When a pregnant woman contacts Adoption STAR for help with making an adoption plan, we recognize that the decision to contact us in and of itself can be both very emotional and difficult. Adoption STAR works with pregnant women to explore adoption (as well as other options) in an effort to help women make a final decision.
In Adoption STAR’s eyes, clients that are pregnant women are typically referred to as “expectant parents,” as pregnancy itself is a form of parenting. Adoption STAR encourages expectant parents to be as involved in the adoption process as they wish to be and views the creation of an adoption plan for a child as a form of parenting, too. However, until the baby is born and the legal paperwork is signed, the pregnant person needs to be considered an “expectant parent.”
If a client gives birth and does decide to complete their adoption plan (by ultimately signing the legal paperwork involved and placing the child), then they become known as “birth parents.”
Throughout our website and in our print materials, you will see that both “expectant parent” and “birth parent” are terms used throughout to respect the different stages our clients may be at and to emphasize the important of receiving services before and after birth.

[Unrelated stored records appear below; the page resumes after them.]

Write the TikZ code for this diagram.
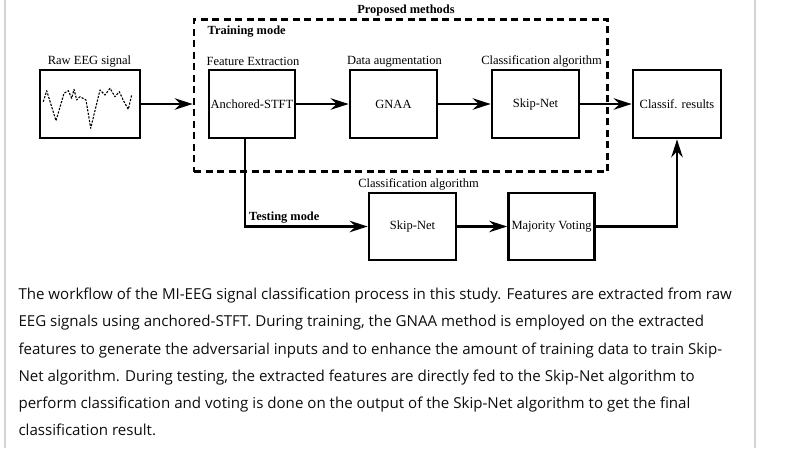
\documentclass[tikz,border=0pt]{standalone}
\usepackage{fontspec}
\setmainfont{Liberation Serif}
\newfontfamily\capfont{Open Sans}
\usetikzlibrary{arrows.meta}
\newlength\capw
\begin{document}
\settowidth{\capw}{\capfont\fontsize{10pt}{12pt}\selectfont The workflow of the MI-EEG signal classification process in this study. Features are extracted from raw}%
\pgfmathsetmacro\capsz{10*713.4/\capw}%
\begin{tikzpicture}[x=1pt,y=-1pt,
  diag/.style={font=\fontsize{12.5}{14}\selectfont},
  box/.style={draw, line width=2.7pt, inner sep=0pt, diag},
  lbl/.style={inner sep=0pt, diag},
  blbl/.style={inner sep=0pt, font=\fontsize{12.4}{14}\selectfont\bfseries},
  arr/.style={line width=2.3pt, -{Stealth[length=18pt,width=11.5pt,inset=6pt]}},
  frame/.style={draw=black, line width=2.8pt, dash pattern=on 7pt off 4.5pt},
  side/.style={draw=black!17, line width=2pt},
  capline/.style={anchor=base west, inner sep=0pt, text=black!95, font=\capfont\fontsize{\capsz pt}{14pt}\selectfont}
]
\useasboundingbox (0,0) rectangle (790,448);
\draw[side] (5,0) -- (5,448);
\draw[side] (755,0) -- (755,448);

% dashed frame of the proposed methods
\node[frame, minimum width=413.7pt, minimum height=152.2pt, inner sep=0pt] (prop) at (400.85,95.6) {};
\node[blbl] (propt) at (406,10.5) {Proposed methods};
\node[blbl, anchor=west] (train) at (207.5,32) {Training mode};

% boxes
\node[box, minimum width=100pt, minimum height=68pt] (raw) at (90,104) {};
\node[box, minimum width=86pt, minimum height=68pt] (anch) at (252,104) {Anchored-STFT};
\node[box, minimum width=87pt, minimum height=68pt] (gnaa) at (393.5,104) {GNAA};
\node[box, minimum width=87pt, minimum height=68pt] (skipa) at (535.5,104) {Skip-Net};
\node[box, minimum width=88pt, minimum height=68pt] (res) at (677,104) {Classif. results};
\node[box, minimum width=87pt, minimum height=67pt] (skipb) at (412.5,226.5) {Skip-Net};
\node[box, minimum width=86pt, minimum height=67pt] (maj) at (551.5,226.5) {Majority Voting};

% labels above the boxes
\node[lbl] (lraw) at (89.5,61.5) {Raw EEG signal};
\node[lbl] (lanch) at (253,61.5) {Feature Extraction};
\node[lbl] (lgnaa) at (394.5,61.5) {Data augmentation};
\node[lbl] (lskipa) at (541.5,61.5) {Classification algorithm};
\node[lbl] (lskipb) at (418.5,184.5) {Classification algorithm};
\node[blbl, anchor=west] (test) at (249,218) {Testing mode};

% raw EEG waveform
\draw[line width=1.1pt, dash pattern=on 2.2pt off 1.4pt, line join=round]
  (43.3,101.7) -- (46.7,90.7) -- (56,120.7) -- (64,93.3) -- (68.3,90.7) -- (71.7,98.3)
  -- (74,89.3) -- (76.7,100) -- (80,96.7) -- (86,100) -- (90.7,128.3) -- (100,90)
  -- (105,95) -- (110,88.3) -- (115,96.7) -- (119.3,91.7) -- (124,101.7)
  -- (128.3,109.3) -- (131.7,95);

% connectors
\coordinate (tst) at (245,226.5);
\draw[arr] (raw.east) -- (raw.east -| prop.west);
\draw[arr] (anch.east) -- (gnaa.west);
\draw[arr] (gnaa.east) -- (skipa.west);
\draw[arr] (skipa.east) -- (res.west);
\draw[arr] (anch.south -| tst) -- (tst) -- (skipb.west);
\draw[arr] (skipb.east) -- (maj.west);
\draw[arr] (maj.east) -| (res.south);

% caption
\node[capline] (c1) at (18.3,299) {The workflow of the MI-EEG signal classification process in this study. Features are extracted from raw};
\node[capline] (c2) at (18.3,326.5) {EEG signals using anchored-STFT. During training, the GNAA method is employed on the extracted};
\node[capline] (c3) at (18.3,354) {features to generate the adversarial inputs and to enhance the amount of training data to train Skip-};
\node[capline] (c4) at (18.3,381) {Net algorithm. During testing, the extracted features are directly fed to the Skip-Net algorithm to};
\node[capline] (c5) at (18.3,408) {perform classification and voting is done on the output of the Skip-Net algorithm to get the final};
\node[capline] (c6) at (18.3,435) {classification result.};
\end{tikzpicture}
\end{document}
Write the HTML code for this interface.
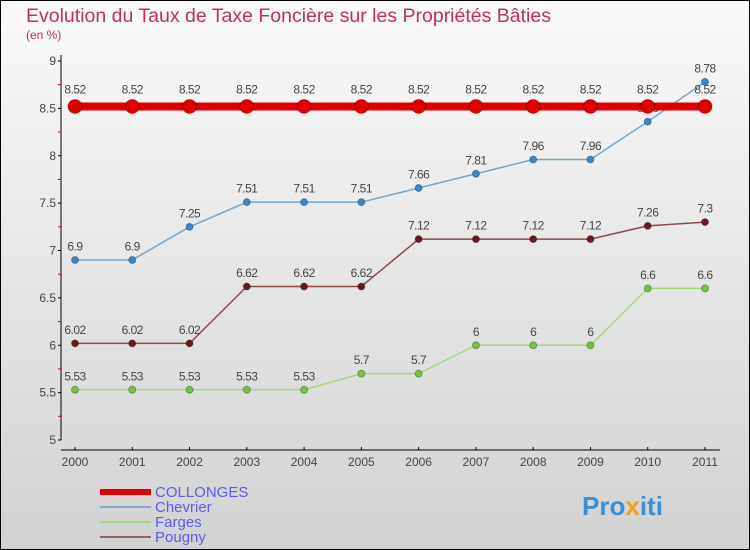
<!DOCTYPE html>
<html><head><meta charset="utf-8"><style>
body{margin:0}
svg{display:block;font-family:"Liberation Sans",sans-serif}
</style></head><body>
<svg id="c" width="750" height="550">
<defs><linearGradient id="bg" x1="0" y1="0" x2="0" y2="1"><stop offset="0" stop-color="#fafafa"/><stop offset="1" stop-color="#d2d2d2"/></linearGradient></defs>
<rect x="0.5" y="0.5" width="749" height="549" fill="url(#bg)" stroke="#000"/>
<text x="26" y="22" font-size="19.5" fill="#c0305a">Evolution du Taux de Taxe Foncière sur les Propriétés Bâties</text>
<text x="26" y="39" font-size="12" fill="#c0305a">(en %)</text>
<g id="axes"></g><g id="series"></g><g id="legend"></g>
<text x="582" y="515" font-size="26" font-weight="bold" fill="#3b8fd6">Pro<tspan fill="#f0a020">x</tspan>iti</text>
</svg>
<script>
const years=[2000,2001,2002,2003,2004,2005,2006,2007,2008,2009,2010,2011];
const yTicks=[5,5.5,6,6.5,7,7.5,8,8.5,9];
const collonges=[8.52,8.52,8.52,8.52,8.52,8.52,8.52,8.52,8.52,8.52,8.52,8.52];
const chevrier=[6.9,6.9,7.25,7.51,7.51,7.51,7.66,7.81,7.96,7.96,8.36,8.78];
const farges=[5.53,5.53,5.53,5.53,5.53,5.7,5.7,6,6,6,6.6,6.6];
const pougny=[6.02,6.02,6.02,6.62,6.62,6.62,7.12,7.12,7.12,7.12,7.26,7.3];
const NS="http://www.w3.org/2000/svg";
const X=i=>75+i*(705-75)/(years.length-1);
const Y=v=>440-(v-5)*(440-61)/4;
function mk(p,t,a){const e=document.createElementNS(NS,t);for(const k in a)e.setAttribute(k,a[k]);p.appendChild(e);return e;}
const ax=document.getElementById('axes');
let e=mk(ax,'line',{x1:61,y1:55,x2:61,y2:440,stroke:'#000'});


e=mk(ax,'line',{x1:61,y1:450,x2:720,y2:450,stroke:'#000'});


yTicks.forEach(v=>{
 mk(ax,'line',{x1:58,x2:61,y1:Y(v),y2:Y(v),stroke:'#000'});
 if(v<9) mk(ax,'line',{x1:58,x2:61,y1:Y(v+0.25),y2:Y(v+0.25),stroke:'#d00'});
 const t=mk(ax,'text',{x:56,y:Y(v)+4,'font-size':12,fill:'#444','text-anchor':'end'});
 t.textContent=v;
 
 
});
years.forEach((y,i)=>{
 mk(ax,'line',{x1:X(i),x2:X(i),y1:447,y2:450,stroke:'#000'});
 const t=mk(ax,'text',{x:X(i),y:466,'font-size':12,fill:'#444','text-anchor':'middle'});
 t.textContent=y;
 
 
});
const S=document.getElementById('series');
function draw(name,vals,col,dot,w,r){
 const g=mk(S,'g',{});
 
 
 mk(g,'polyline',{points:vals.map((v,i)=>X(i)+','+Y(v)).join(' '),fill:'none',stroke:col,'stroke-width':w});
 vals.forEach((v,i)=>{
  const c=mk(g,'circle',{cx:X(i),cy:Y(v),r:r,fill:dot,stroke:'#0000004d'});
  
  
  const t=mk(g,'text',{x:X(i),y:Y(v)-(r+6),'font-size':12,fill:'#444','text-anchor':'middle','letter-spacing':'-0.5'});
  t.textContent=v;
  
  
 });
}
draw('pougny',pougny,'#8a4a4a','#6a1a1a',1.5,3.5);
draw('farges',farges,'#a0d880','#70c840',1.5,3.5);
draw('chevrier',chevrier,'#70a8d0','#3a88c8',1.5,3.5);
draw('collonges',collonges,'#e00000','#e00000',8,7);
const L=document.getElementById('legend');
[['COLLONGES','#e00000',6,16],['Chevrier','#80b0d0',2,12],['Farges','#a0d880',2,12],['Pougny','#9a6060',2,12]].forEach((d,i)=>{
 const y=492+i*15;
 const g=mk(L,'g',{});
 
 
 mk(g,'line',{x1:100,x2:151,y1:y,y2:y,stroke:d[1],'stroke-width':d[2]});
 const t=mk(g,'text',{x:155,y:y+5,'font-size':15,fill:'#5a5af0'});
 t.textContent=d[0];
});
</script>
</body></html>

Different people have different comfort levels with various adoption-specific terms. Regardless of individual feelings about a term or terms, we feel it’s important to draw a distinction between a woman who is pregnant and considering adoption versus a woman that’s ultimately placed a child for adoption. From our perspective, referring to a pregnant woman who’s considering adoption as a “birth parent” is presumptuous and inaccurate.